Written, directed and starring Jesse Rosen, The Art of Being Straight is a touching story about a young man’s struggle with finding himself somewhere in the grey area between gay and straight. Jon (Jesse Rosen) is attracted to both women and men and has an active love life with members of both genders. He is confused and stressed.

He is also brand new to Los Angeles and is trying to figure out his life in general. Far from being too dramatic or serious, the tale has many laugh-out-loud moments and an interesting cast of supporting characters.

Andy, on whose couch Jon is crashing, is a straight dude with mega-straight buds. Another friend is Maddie. Since college, she has discovered she is a lesbian and struggling with commitment issues. Aaron is the hot, straight guy who is Maddie’s neighbor and Jon’s hot, gay boss Paul serves to bring Jon’s issues to the forefront over a glass of wine one evening after work.

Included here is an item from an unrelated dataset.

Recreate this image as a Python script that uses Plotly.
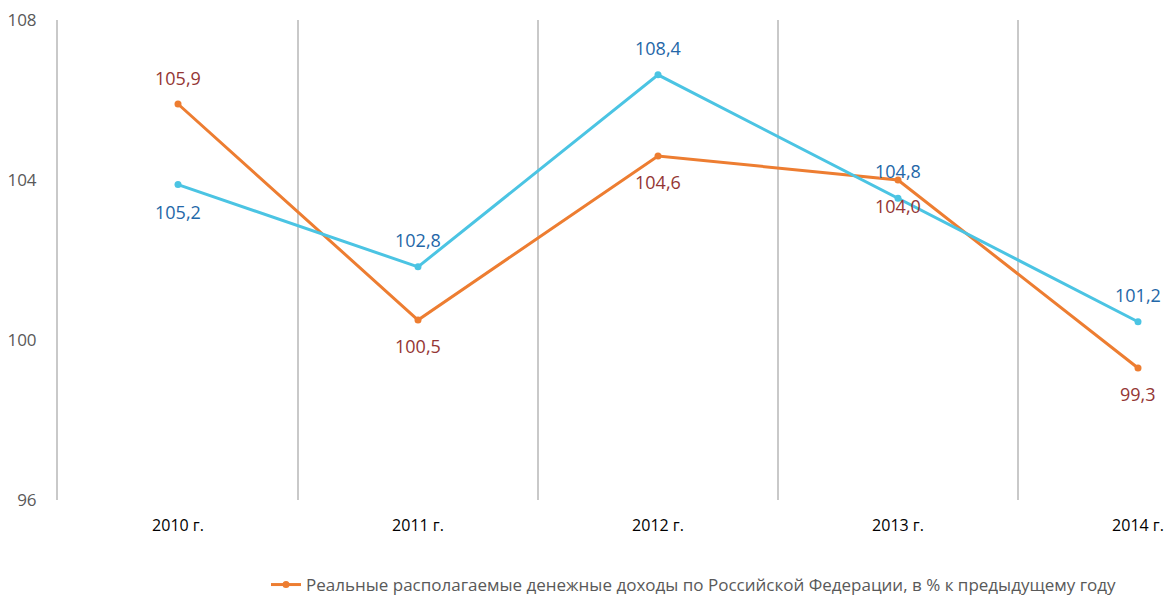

People who are bisexual are, in many cases, not accepted by straight or gay communities. Everyone wants them to choose a side for some reason. Living their lives pretending to be one or the other is often referred to as “The Last Closet.”

Lifting the curtain on this still somewhat taboo subject, this film manages to show the confusion of the lead character, but also manages to remove a lot of the confusion about being bisexual. There’s no big moral message. There’s no big “ta-dah” moment. There’s no big, dramatic “coming out” scene. There’s just Jon’s natural progression of exploring his attractions, confiding in his friends and starting on the road to accepting himself.

The Art of Being Straight gently nudges you toward a slightly more enlightened way of thinking, but never in a way that makes you squirm or feel uncomfortable.